DJ Horne

No. 0 – Limoges CSP
- Position: Point guard
- League: LNB Élite

Personal information
- Born: October 31, 2000 (age 25) Raleigh, North Carolina, U.S.
- Listed height: 6 ft 1 in (1.85 m)
- Listed weight: 180 lb (82 kg)

Career information
- High school: Cary (Cary, North Carolina); Trinity Christian (Fayetteville, North Carolina);
- College: Illinois State (2019–2021); Arizona State (2021–2023); NC State (2023–2024);
- NBA draft: 2024: undrafted
- Playing career: 2024–present

Career history
- 2024–2026: Heidelberg
- 2026–present: Limoges

Career highlights
- Third-team All-ACC (2024); MVC All-Freshman team (2020);

= DJ Horne =

American basketball player (born 2000)

Damariae "DJ" Horne (born October 31, 2000) is an American professional basketball player for Limoges of the French LNB Élite. He played college basketball for the Illinois State Redbirds, the Arizona State Devils, and the NC State Wolfpack.

==Early life and high school==

DJ Horne grew up playing on the AAU team Garner Road Bulldogs as well as at Reedy Creek Middle School and Cary High School before transferring to Trinity Christian in Fayetteville for his senior year of high school . At Reedy Creek Middle School, Horne lead the Eagles to an undefeated season and conference championship in 2015

Coming out of high school, Horne committed to play college basketball for the Illinois State Redbirds.

==College career==
=== Illinois State ===
On December 31, 2019, Horne scored a career-high 22 points while also notching five steals in a win over Northern Iowa. During his freshman season in 2019–20 he averaged 8.7 points, 3.9 rebounds, and 1.5 assists per game while appearing in 30 games with 24 starts. Horne was named to the Missouri Valley Conference all-freshman team. In 2020–21, he averaged 15.1 points, 2.7 assists, and 3.7 rebounds per game. After the season, Horne entered the NCAA transfer portal.

=== Arizona State ===
Horne transferred to play for the Arizona State Sun Devils. He finished his first season with Arizona State in 2021–22 playing in 30 games with 28 starts where he averaged 12.5 points, 2.5 rebounds, and 1.9 assists per game. In the 2022–23 season opener, Horne scored 25 points in a win over Northern Arizona. During the 2022–23 season, he averaged 12.5 points, 3.4 rebounds, and 2.4 assists per game, while shooting 36% from three. After the season, Horne entered his name into the NCAA transfer portal as a graduate transfer.

=== NC State ===
Horne transferred to play for the NC State Wolfpack. On December 12, 2023, he scored 22 points while knocking down six three-pointers in a win over UT Martin. On January 16, 2024, Horne scored 21 points in a win over Wake Forest, but was surrounded in controversy after being seen giving the opposing players the middle finger. On February 10, 2024, he scored 31 points while knocking down four threes in an 83-79 loss to Wake Forest. In the ACC tournament finals, Horne dropped 29 points in a win over rival North Carolina as he helped the Wolfpack clinch a bid to the 2024 NCAA tournament.

==Professional career==
On June 27, 2024, Horne signed an Exhibit 10 contract with the San Antonio Spurs.

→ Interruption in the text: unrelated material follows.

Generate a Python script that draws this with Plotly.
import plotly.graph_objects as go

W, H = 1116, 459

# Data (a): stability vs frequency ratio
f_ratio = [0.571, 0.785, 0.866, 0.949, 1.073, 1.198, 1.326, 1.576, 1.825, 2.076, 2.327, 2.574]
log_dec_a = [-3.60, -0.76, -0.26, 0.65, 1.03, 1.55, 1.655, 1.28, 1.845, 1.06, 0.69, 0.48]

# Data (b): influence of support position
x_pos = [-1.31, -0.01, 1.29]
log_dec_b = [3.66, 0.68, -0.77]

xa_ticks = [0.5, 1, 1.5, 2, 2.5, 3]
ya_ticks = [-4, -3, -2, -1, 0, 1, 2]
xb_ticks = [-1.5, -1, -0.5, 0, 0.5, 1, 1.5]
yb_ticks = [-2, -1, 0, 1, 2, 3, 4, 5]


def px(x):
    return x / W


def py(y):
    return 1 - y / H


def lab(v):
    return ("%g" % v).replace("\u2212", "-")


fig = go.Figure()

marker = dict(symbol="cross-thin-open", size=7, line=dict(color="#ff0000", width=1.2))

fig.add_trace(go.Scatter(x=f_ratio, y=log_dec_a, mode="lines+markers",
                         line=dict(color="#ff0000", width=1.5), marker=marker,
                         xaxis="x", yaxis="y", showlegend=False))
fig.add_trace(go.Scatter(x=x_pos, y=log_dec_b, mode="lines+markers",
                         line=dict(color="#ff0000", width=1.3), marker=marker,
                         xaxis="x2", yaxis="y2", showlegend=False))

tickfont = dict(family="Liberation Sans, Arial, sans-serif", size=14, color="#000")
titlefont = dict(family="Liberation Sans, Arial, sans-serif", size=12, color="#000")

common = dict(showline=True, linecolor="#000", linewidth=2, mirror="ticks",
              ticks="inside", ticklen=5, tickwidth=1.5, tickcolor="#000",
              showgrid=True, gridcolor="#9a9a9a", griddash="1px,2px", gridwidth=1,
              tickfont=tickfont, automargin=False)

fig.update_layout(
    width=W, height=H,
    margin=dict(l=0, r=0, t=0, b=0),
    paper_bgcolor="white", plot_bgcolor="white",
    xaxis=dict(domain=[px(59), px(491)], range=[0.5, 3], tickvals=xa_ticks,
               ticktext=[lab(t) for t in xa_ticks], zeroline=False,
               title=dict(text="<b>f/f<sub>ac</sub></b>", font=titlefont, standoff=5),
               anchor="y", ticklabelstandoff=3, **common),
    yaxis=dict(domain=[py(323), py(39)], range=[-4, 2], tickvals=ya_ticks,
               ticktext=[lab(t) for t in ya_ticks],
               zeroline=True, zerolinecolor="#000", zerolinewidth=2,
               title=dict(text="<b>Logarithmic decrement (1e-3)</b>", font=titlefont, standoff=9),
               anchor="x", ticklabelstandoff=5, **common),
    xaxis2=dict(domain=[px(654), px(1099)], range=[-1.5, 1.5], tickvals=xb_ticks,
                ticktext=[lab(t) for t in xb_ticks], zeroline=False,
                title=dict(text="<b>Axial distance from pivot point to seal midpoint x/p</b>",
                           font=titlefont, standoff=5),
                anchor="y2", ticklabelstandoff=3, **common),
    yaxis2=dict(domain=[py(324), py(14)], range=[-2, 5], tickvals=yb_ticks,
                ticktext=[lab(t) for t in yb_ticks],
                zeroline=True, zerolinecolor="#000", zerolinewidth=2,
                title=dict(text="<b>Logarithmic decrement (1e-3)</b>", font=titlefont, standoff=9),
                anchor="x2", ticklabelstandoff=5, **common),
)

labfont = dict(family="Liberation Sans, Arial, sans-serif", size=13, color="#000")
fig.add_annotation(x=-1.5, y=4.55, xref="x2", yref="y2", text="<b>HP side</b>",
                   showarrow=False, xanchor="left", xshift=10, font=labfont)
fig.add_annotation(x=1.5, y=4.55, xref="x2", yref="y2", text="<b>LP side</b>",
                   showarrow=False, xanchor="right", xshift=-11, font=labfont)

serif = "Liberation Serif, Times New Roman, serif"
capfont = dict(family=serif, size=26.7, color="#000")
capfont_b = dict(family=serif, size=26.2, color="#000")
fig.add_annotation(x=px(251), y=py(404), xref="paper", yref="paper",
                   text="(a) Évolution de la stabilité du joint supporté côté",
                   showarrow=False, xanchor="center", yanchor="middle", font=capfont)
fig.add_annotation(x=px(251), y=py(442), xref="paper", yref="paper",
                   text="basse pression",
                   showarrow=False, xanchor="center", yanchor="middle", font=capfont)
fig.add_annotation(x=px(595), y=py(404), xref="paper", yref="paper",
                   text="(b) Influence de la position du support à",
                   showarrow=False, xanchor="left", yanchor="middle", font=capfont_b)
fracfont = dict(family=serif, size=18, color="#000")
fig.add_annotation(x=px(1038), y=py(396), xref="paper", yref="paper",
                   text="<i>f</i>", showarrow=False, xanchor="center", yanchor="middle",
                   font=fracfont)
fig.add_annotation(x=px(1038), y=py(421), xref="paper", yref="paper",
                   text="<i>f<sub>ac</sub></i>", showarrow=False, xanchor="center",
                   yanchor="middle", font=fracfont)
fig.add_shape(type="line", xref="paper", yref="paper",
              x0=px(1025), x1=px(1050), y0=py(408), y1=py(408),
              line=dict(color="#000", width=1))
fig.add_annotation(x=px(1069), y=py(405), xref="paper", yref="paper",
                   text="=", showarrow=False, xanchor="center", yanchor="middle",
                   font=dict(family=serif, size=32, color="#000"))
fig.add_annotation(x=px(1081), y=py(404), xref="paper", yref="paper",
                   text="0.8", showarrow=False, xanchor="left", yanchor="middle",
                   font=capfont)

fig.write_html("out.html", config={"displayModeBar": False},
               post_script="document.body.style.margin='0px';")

=== Heidelberg, German Pro League (2024–) ===
After appearing in the NBA Summer League 2024 with the San Antonio Spurs, Horne signed in August 2024 with MLP Academics Heidelberg of the easyCredit BBL, the top-tier German league.

In his inaugural season (2024–25), he became one of the team’s main scoring options, averaging around 15 points per game according to German press reports. He recorded several standout performances, including 25 points in March 2025 in a key league win, and 28 points in May 2025 against Würzburg.

Following that season, Horne extended his contract with Heidelberg for 2025–26.